A new artificial leaf may, one day, produce enough hydrogen to fuel humanities' needs for the clean-burning fuel. Or, at least that's what the researchers of Arizona State University (ASU) think.
In the presence of oxygen, hydrogen can generate large amounts of energy, in a highly-efficient process. The end by-product is ordinary water. Hydrogen may one day be able to provide vast quantities of energy, in an environmentally-safe manner. This could lead to what futurists call a "hydrogen economy."
Due to the scarcity of free hydrogen, it is not possible, from an economic standpoint, to produce electricity through this process. Vast quantities of hydrogen exist in the form of water in the world's oceans. But it takes more energy to extract the element than a plant can extract from burning.
Plants, algae and other living organisms are able to utilize the gas to help power their biological mechanisms. Chemists, physicists and engineers are striving to find a way to utilize these natural systems to produce an artificial version of leaves.
"Initially, our artificial leaf did not work very well, and our diagnostic studies on why indicated that a step where a fast chemical reaction had to interact with a slow chemical reaction was not efficient.

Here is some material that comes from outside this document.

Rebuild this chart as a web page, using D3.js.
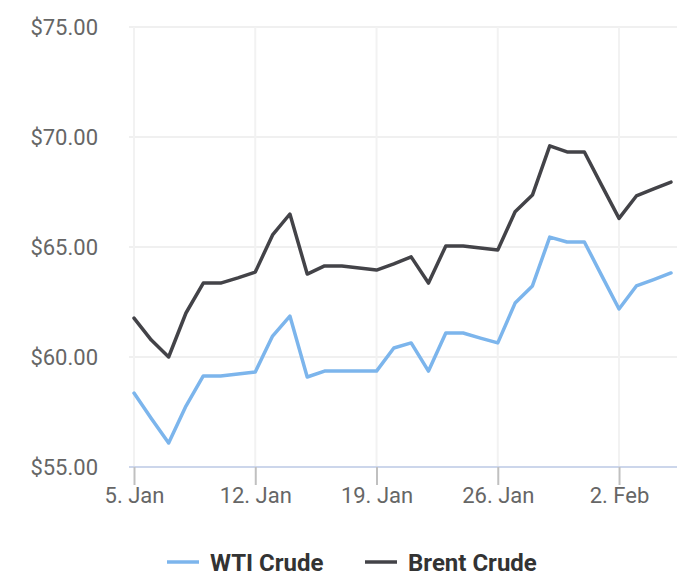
<!DOCTYPE html>
<html>
<head>
<meta charset="utf-8">
<script src="https://cdn.jsdelivr.net/npm/d3@7"></script>
<style>
  body { margin: 0; background: #fff; }
  text { font-family: Roboto, "Noto Sans", sans-serif; }
</style>
</head>
<body>
<svg id="chart" width="700" height="585"></svg>
<script>
var days = ["2020-01-05","2020-01-06","2020-01-07","2020-01-08","2020-01-09","2020-01-10","2020-01-11","2020-01-12",
  "2020-01-13","2020-01-14","2020-01-15","2020-01-16","2020-01-17","2020-01-18","2020-01-19","2020-01-20",
  "2020-01-21","2020-01-22","2020-01-23","2020-01-24","2020-01-25","2020-01-26","2020-01-27","2020-01-28",
  "2020-01-29","2020-01-30","2020-01-31","2020-02-01","2020-02-02","2020-02-03","2020-02-04","2020-02-05"];

var wti = [58.36, 57.2, 56.09, 57.77, 59.14, 59.14, 59.23, 59.32,
  60.95, 61.86, 59.09, 59.36, 59.36, 59.36, 59.36, 60.41,
  60.64, 59.36, 61.09, 61.09, 60.86, 60.64, 62.45, 63.23,
  65.45, 65.23, 65.23, 63.7, 62.18, 63.23, 63.52, 63.82];

var brent = [61.77, 60.77, 60.0, 62.0, 63.36, 63.36, 63.6, 63.86,
  65.55, 66.5, 63.77, 64.14, 64.14, 64.05, 63.95, 64.23,
  64.55, 63.36, 65.05, 65.05, 64.95, 64.86, 66.6, 67.36,
  69.6, 69.32, 69.32, 67.8, 66.3, 67.32, 67.64, 67.95];

var yTicks = [55, 60, 65, 70, 75];
var xTicks = ["2020-01-05","2020-01-12","2020-01-19","2020-01-26","2020-02-02"];
var seriesNames = ["WTI Crude", "Brent Crude"];
var colors = ["#7cb5ec", "#434348"];

var svg = d3.select("#chart");
var parse = d3.utcParse("%Y-%m-%d");
var dates = days.map(parse);

var x = d3.scaleUtc()
  .domain([dates[0], dates[dates.length - 1]])
  .range([134, 671]);
var y = d3.scaleLinear().domain([55, 75]).range([467, 27]);
var left = 129, right = 677;

// grid
svg.append("g").selectAll("line")
  .data(yTicks.slice(1))
  .enter().append("line")
  .attr("x1", left).attr("x2", right)
  .attr("y1", function(d) { return y(d); })
  .attr("y2", function(d) { return y(d); })
  .attr("stroke", "#f0f0f0").attr("stroke-width", 2);

svg.append("g").selectAll("line")
  .data(xTicks.map(parse))
  .enter().append("line")
  .attr("x1", function(d) { return x(d); })
  .attr("x2", function(d) { return x(d); })
  .attr("y1", y(75)).attr("y2", y(55))
  .attr("stroke", "#f2f2f2").attr("stroke-width", 2);

// y labels
svg.append("g").selectAll("text")
  .data(yTicks)
  .enter().append("text")
  .attr("x", 98)
  .attr("y", function(d) { return y(d) + 7.5; })
  .attr("text-anchor", "end")
  .attr("font-size", 22)
  .attr("fill", "#666")
  .text(function(d) { return "$" + d3.format(".2f")(d); });

// x axis
var xAxis = d3.axisBottom(x)
  .tickValues(xTicks.map(parse))
  .tickSize(18)
  .tickSizeOuter(0)
  .tickFormat(d3.utcFormat("%-d. %b"));

var gx = svg.append("g")
  .attr("transform", "translate(0," + y(55) + ")")
  .call(xAxis);
gx.select(".domain").attr("d", "M" + left + ",0H" + right).attr("stroke", "#ccd6eb").attr("stroke-width", 2);
gx.selectAll(".tick line").attr("stroke", "#c0c0c0").attr("stroke-width", 2);
gx.selectAll(".tick text")
  .attr("y", 20).attr("dy", "0.71em")
  .attr("font-size", 22)
  .attr("font-family", "Roboto, 'Noto Sans', sans-serif")
  .attr("fill", "#666");

// lines
var line = d3.line()
  .x(function(d, i) { return x(dates[i]); })
  .y(function(d) { return y(d); });

[wti, brent].forEach(function(s, i) {
  svg.append("path")
    .datum(s)
    .attr("d", line)
    .attr("fill", "none")
    .attr("stroke", colors[i])
    .attr("stroke-width", 3.5)
    .attr("stroke-linejoin", "round")
    .attr("stroke-linecap", "round");
});

// legend
var legendX = [167, 365];
var lg = svg.append("g").selectAll("g")
  .data(seriesNames)
  .enter().append("g")
  .attr("transform", function(d, i) { return "translate(" + legendX[i] + ",562)"; });
lg.append("line")
  .attr("x1", 0).attr("x2", 32)
  .attr("stroke", function(d, i) { return colors[i]; })
  .attr("stroke-width", 3.5);
lg.append("text")
  .attr("x", 43).attr("y", 8.5)
  .attr("font-size", 24)
  .attr("font-weight", "bold")
  .attr("fill", "#333")
  .text(function(d) { return d; });
</script>
</body>
</html>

The fast one is the step where light energy is converted to chemical energy, and the slow one is the step where the chemical energy is used to convert water into its elements - hydrogen and oxygen," Thomas Moore, ASU chemistry professor, said.
As they studied the phenomenon, the team found nature used an intermediary step between the two processes. Electrons were utilized to slow the conversion of light into chemicals capable of energy storage. Water oxidation then had a chance to release oxygen, timed with the absorption of light.
Once researchers at the university carried this experiment out, they saw a major improvement in the way their artificial leaf behaved. The leaf also answered a great mystery of photosynthesis - how the process could be as efficient as we see in the world around us.
Magnetic resonance spectroscopy and X-ray crystallography were used to investigate the mechanism behind this process. These techniques gave them the ability to visualize the movement of magnetic fields. They found a natural relay necessary for the process had an unusually short bond between a pair of atoms of hydrogen and nitrogen. This single atomic bond makes photosynthesis far more efficent than it would be without it.
Replicating the behavior of that bond may just be the long-sought secret of creating a hydrogen economy.
Along with Moore, Devens Gust, Ana Moore and Vladimiro Mujica also took part in the study. Research into the new artificial leaf has been detailed in the journal Nature Chemistry.